Herhangi, saf tekilliğin figürüdür. Herhangi tekilliğin kimliği yoktur, bir kavrama göre belirlenmemiştir ama sadece belirlenmemiş olmakla da kalmaz; daha ziyade ancak bir idea ile ilişkisi sayesinde belirlenmiştir.[2] Kimliklerin ortadan kalkması özneleştirmeye bir karşı duruştur. Bir bakıma tüm bedenler birbirine dokunmaktadır: Dünya tüm bedenlerin bitişikliğinden dokunmuştur; bedenler arasında hava, ışık, ses, kokular ve maddenin başka halleri evrenin ince olduğu kadar sıkı kumaşını biteviye dokurlar.[3] Rasyonalite karşısında varlığını yeniden konumlandırmaya yönelen tekiller, Nancy’nin dışarıdanlık (extranéité) olarak da adlandırdığı bedenin yabancılığını kuran tinlerini aşama aşama kat ederler ve birbirlerine daha da yaklaşırlar. Burada Akakiy Akakiyeviç’in paltosuyla kurduğu ilişki tam olarak yerini buluyor. Palto, kahramanın diğer bedenlerle ilişkisini, mahrum olduğu dünya ile iletişimini kurar. Bu dünya içinde yok olmaz, aksine orada ölerek var olur, o dünyanın tininde çözülür. Bu durum Melville’in karakteri Bartleby açısından da benzerlikler taşır.
Kâtip Bartleby, başı sonu olmayan bir öyküdür. Öykünün başlangıcı da sonu da anlatının gizli merkezine akar, orada oylum kazanır, derinleşir. Karşımızda en az Kaptan Ahab kadar tutkulu bir kahraman vardır: Bartleby. Onun öyküsü de tıpkı Palto’nun kahramanın öyküsü gibi sessizce başlar. İkisi de katiptir, birer kelime insandır. Yaptıkları işe kendilerini adarlar.

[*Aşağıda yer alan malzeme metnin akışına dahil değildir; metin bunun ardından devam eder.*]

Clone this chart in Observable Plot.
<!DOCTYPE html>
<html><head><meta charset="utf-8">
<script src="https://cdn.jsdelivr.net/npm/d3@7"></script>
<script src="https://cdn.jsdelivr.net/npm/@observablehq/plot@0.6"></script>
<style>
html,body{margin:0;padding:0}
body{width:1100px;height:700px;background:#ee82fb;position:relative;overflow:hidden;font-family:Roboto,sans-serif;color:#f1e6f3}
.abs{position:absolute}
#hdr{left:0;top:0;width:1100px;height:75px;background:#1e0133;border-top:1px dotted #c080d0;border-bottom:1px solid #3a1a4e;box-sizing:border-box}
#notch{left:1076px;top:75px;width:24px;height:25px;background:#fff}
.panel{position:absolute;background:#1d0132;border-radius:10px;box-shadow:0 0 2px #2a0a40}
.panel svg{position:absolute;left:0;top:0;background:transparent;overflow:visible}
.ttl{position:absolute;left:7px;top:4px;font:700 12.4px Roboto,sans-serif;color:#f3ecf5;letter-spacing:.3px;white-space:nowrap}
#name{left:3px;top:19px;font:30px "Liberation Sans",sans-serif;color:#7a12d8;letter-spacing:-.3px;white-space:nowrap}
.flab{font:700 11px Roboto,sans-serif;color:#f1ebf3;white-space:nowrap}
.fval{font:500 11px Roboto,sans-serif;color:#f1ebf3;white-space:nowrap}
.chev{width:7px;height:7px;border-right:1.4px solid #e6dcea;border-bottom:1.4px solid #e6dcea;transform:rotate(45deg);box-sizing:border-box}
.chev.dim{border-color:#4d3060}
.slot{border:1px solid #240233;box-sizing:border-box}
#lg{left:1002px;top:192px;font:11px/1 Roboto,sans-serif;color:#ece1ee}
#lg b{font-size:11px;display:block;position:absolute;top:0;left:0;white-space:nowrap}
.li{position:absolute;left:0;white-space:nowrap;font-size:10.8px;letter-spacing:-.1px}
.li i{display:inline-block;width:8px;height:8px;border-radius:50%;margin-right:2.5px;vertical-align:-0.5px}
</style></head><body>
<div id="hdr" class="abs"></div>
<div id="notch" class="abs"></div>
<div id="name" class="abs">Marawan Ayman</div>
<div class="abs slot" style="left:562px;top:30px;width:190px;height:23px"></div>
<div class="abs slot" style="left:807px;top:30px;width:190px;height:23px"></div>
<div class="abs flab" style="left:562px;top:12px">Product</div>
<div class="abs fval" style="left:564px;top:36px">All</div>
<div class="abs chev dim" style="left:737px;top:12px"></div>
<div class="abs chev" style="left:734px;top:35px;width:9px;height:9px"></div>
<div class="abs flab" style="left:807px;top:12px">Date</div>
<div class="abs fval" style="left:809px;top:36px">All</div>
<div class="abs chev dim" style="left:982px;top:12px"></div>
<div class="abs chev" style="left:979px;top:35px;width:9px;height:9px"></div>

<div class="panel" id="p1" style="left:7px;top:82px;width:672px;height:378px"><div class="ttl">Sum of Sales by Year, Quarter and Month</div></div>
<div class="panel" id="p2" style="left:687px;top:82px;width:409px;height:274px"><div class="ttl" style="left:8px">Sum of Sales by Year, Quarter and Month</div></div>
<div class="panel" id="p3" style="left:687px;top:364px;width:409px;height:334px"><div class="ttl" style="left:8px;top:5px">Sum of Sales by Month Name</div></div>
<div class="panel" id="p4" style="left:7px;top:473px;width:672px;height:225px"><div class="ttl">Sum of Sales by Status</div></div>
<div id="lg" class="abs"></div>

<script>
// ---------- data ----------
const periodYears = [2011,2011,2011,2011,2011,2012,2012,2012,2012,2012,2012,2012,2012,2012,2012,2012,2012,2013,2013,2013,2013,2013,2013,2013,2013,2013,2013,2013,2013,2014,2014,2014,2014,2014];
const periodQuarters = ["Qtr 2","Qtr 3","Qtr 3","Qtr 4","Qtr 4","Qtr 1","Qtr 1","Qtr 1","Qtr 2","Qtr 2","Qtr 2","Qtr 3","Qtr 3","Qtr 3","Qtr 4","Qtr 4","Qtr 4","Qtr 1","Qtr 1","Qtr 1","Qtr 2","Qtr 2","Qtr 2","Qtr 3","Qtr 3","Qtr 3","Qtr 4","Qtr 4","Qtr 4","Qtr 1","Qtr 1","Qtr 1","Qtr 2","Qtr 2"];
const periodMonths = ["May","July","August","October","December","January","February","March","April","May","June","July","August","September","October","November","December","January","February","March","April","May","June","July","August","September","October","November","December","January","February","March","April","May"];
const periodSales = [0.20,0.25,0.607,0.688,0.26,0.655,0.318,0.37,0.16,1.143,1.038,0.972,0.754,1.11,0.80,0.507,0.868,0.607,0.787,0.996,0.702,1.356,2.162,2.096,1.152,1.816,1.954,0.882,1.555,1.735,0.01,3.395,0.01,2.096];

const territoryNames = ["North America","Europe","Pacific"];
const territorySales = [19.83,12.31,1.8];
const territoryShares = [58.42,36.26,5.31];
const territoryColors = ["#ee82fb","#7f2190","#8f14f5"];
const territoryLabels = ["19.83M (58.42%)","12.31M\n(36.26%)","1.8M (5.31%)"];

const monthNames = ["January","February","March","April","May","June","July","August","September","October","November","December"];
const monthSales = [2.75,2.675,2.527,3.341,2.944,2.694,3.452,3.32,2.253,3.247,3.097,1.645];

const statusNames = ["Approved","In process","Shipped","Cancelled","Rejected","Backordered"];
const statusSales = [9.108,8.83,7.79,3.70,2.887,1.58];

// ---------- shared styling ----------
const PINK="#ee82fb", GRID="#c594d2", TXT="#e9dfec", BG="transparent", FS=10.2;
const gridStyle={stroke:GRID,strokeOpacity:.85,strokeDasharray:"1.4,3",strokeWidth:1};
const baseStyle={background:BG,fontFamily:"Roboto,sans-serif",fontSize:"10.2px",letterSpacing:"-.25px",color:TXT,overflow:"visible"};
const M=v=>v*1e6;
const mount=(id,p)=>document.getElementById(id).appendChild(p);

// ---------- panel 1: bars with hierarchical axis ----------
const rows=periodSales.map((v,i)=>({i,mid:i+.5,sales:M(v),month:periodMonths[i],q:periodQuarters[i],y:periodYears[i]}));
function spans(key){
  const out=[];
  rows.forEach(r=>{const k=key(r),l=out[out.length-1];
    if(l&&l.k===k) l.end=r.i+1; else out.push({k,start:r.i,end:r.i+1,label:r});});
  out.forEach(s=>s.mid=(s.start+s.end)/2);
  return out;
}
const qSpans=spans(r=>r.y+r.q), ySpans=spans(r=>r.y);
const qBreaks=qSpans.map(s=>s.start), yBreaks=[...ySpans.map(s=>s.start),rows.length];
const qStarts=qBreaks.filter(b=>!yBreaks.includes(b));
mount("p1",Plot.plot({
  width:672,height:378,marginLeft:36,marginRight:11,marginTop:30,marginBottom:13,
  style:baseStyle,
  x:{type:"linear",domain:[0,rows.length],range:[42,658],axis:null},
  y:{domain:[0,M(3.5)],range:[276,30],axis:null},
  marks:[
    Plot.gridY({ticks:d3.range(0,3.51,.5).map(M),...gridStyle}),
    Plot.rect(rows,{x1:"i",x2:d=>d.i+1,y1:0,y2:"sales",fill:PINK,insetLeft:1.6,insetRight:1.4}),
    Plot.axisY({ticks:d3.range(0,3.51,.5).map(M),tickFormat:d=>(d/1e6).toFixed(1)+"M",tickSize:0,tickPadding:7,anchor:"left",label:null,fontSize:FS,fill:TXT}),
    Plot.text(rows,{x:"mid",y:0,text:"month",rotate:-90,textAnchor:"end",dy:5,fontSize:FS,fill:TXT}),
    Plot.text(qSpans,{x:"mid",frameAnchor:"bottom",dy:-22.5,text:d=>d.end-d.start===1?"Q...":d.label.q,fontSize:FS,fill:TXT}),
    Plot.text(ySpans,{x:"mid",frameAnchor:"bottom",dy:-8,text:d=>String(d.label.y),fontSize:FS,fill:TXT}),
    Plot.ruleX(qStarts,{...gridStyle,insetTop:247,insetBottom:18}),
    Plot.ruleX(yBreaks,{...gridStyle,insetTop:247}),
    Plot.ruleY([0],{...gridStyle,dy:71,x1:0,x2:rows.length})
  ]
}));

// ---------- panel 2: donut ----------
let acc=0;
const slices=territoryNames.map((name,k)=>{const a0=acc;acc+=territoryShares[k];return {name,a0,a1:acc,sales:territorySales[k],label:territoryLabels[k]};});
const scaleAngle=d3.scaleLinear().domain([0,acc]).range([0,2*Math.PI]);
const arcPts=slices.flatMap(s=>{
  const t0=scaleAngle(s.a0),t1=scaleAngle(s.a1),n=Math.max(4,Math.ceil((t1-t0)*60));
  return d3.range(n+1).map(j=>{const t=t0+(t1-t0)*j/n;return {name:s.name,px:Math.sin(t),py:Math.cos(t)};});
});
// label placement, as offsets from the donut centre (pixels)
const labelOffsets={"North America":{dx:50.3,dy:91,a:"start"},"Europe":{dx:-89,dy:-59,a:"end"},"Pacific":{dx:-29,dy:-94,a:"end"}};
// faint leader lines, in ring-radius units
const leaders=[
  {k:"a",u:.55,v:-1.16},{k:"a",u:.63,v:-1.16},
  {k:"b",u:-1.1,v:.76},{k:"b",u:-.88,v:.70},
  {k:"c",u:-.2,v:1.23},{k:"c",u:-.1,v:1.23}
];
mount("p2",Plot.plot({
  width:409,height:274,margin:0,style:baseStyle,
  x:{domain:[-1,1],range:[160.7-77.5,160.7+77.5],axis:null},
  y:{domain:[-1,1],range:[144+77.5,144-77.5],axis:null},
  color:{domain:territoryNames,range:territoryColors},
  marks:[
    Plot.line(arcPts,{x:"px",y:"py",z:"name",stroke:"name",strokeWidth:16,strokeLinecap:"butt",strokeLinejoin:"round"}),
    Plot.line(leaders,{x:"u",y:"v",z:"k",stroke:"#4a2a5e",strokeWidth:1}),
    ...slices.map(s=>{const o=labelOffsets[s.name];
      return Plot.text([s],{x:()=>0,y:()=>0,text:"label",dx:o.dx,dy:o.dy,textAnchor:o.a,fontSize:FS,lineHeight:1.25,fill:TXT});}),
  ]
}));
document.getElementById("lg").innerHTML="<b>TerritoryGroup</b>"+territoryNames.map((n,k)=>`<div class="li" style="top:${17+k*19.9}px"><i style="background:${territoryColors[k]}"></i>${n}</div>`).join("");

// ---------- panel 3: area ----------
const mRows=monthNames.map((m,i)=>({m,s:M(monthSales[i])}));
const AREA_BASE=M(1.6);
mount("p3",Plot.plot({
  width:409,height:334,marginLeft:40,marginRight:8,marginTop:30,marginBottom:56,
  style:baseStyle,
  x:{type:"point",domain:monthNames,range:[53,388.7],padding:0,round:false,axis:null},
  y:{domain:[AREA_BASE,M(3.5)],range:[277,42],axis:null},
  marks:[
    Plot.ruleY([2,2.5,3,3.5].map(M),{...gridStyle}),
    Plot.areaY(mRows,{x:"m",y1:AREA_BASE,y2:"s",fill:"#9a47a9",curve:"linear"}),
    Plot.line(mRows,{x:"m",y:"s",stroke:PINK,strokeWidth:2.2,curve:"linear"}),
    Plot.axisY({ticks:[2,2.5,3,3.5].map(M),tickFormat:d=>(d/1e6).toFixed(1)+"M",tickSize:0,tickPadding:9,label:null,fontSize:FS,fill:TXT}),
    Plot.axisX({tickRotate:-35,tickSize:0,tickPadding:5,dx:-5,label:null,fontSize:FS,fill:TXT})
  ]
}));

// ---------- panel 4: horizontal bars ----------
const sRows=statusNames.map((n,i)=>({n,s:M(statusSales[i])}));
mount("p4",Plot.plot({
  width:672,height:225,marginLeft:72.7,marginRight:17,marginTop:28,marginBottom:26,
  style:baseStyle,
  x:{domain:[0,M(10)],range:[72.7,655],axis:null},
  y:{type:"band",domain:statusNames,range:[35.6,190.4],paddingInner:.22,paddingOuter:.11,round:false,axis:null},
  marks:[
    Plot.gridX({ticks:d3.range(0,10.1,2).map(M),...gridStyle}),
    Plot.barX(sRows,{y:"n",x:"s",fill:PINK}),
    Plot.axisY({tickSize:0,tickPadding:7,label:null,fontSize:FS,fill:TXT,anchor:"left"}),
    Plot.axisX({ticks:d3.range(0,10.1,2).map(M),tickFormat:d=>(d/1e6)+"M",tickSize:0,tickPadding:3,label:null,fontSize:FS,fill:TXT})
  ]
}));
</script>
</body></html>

Wall Street’te yaşayanların çoğu gibi çok da yorulmadan güzel güzel para kazanan avukat, Bartleby’yi işe alır. Onu görür görmez sever: Şimdi neye benzediğini görebiliyorum – üstü başı tertemizdi, şefkat uyandıracak denli saygın bir edası vardı ve kendi başının çaresine bakmak üzere terk edilmişti adeta![4] Aslında onda gördüğü ilk şey efendisine sadık bir hizmetkardır. Efendi hizmetkarını bürosunu ikiye bölen kapının kendine bakan tarafına, bir paravanın arkasına yerleştirir. Deyim yerindeyse elinin altındadır ama mahremiyetini korumak için bir paravan koymuştur aralarına. Burada paravan metaforunun işaret ettiği bir gerçek vardır. Efendi, hizmetkarının bakışına maruz kalmak istemez. Hizmetkarın buyruğu duyması yeterlidir. Bartleby anlatıcının deyimiyle büyük bir iştahla yazı kopyalar, durmaksızın, mekanik hareketlerle. Öykünün anlatıcısı avukat, zengin müşterilerinin senetleri, ipotekleri, tapu belgeleriyle uğraşmaktır. John Jacop Astor, bu avukatın iki önemli meziyete sahip olduğunu söyler: basiret ve yöntem sahibi olmak. Bu ikisi tam da Wall Street’in efendilerinin aradığı şeydir. Servetlerine servet katarken hukukun yaptırımını ancak böyle biri aracılığıyla kendileri için bir garantöre dönüştürebilirler. John Jacop Astor, üzerinde durulması gereken bir isimdir. 1800’lerde yaptığı kürk ticaretiyle neredeyse Manhattan’ın yarısına sahip olan bu iş adamı, sözleriyle öykünün anlatıcısı avukatın gururunu okşar.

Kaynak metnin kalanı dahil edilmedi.